First to Possess His Statistics: Data-Free Model Extraction Attack on Tabular Data
This addresses security vulnerabilities in machine learning models for domains like medical diagnosis, though it is incremental as it builds on existing attack methods.
The paper tackles model extraction attacks on tabular data by introducing TEMPEST, a data-free method that uses publicly available statistics to generate query samples, achieving performance comparable to previous attacks without needing initial data.

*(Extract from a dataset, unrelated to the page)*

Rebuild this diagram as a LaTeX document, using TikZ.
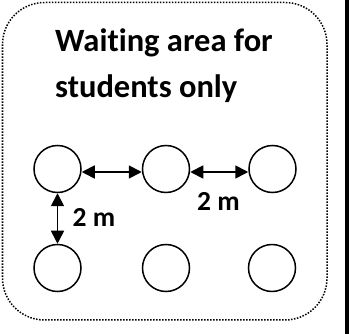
\documentclass[tikz,border=0pt]{standalone}
\usepackage{fontspec}
\setmainfont[Ligatures=NoCommon]{Carlito}
\usetikzlibrary{arrows.meta}
\tikzset{
  seat/.style={circle, draw=black, line width=1.5pt, minimum size=47pt, inner sep=0pt},
  gap/.style={line width=1.7pt, {Triangle[length=13pt,width=13pt]}-{Triangle[length=13pt,width=13pt]}},
  lbl/.style={font=\bfseries\fontsize{27.5}{30}\selectfont, inner sep=0pt},
  title/.style={font=\bfseries\fontsize{32.5}{44}\selectfont, inner sep=0pt, anchor=base west},
  border/.style={line width=1.5pt, dash pattern=on 1.5pt off 1.5pt, rounded corners=42pt}
}
\begin{document}
\begin{tikzpicture}[x=1pt,y=-1pt]
\useasboundingbox (0,0) rectangle (349,334);
\fill[black] (345,0) rectangle (349,334);
\draw[border] (2.5,2.5) rectangle (327,320);
\node[title] (t1) at (55,52) {Waiting area for};
\node[title] (t2) at (55,98) {students only};
\node[seat] (a1) at (57.5,169) {};
\node[seat] (a2) at (166,169) {};
\node[seat] (a3) at (272.5,169) {};
\node[seat] (b1) at (57.5,268) {};
\node[seat] (b2) at (166,268) {};
\node[seat] (b3) at (272,268) {};
\draw[gap] ([yshift=-3pt]a1.east) -- ([yshift=-3pt]a2.west);
\draw[gap] ([yshift=-3pt]a2.east) -- ([yshift=-3pt]a3.west);
\draw[gap] (a1.south) -- (b1.north);
\node[lbl] (l1) at (94,217.5) {2 m};
\node[lbl] (l2) at (218.5,201) {2 m};
\end{tikzpicture}
\end{document}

Model extraction attacks are a kind of attacks where an adversary obtains a machine learning model whose performance is comparable with one of the victim model through queries and their results. This paper presents a novel model extraction attack, named TEMPEST, applicable on tabular data under a practical data-free setting. Whereas model extraction is more challenging on tabular data due to normalization, TEMPEST no longer needs initial samples that previous attacks require; instead, it makes use of publicly available statistics to generate query samples. Experiments show that our attack can achieve the same level of performance as the previous attacks. Moreover, we identify that the use of mean and variance as statistics for query generation and the use of the same normalization process as the victim model can improve the performance of our attack. We also discuss a possibility whereby TEMPEST is executed in the real world through an experiment with a medical diagnosis dataset. We plan to release the source code for reproducibility and a reference to subsequent works.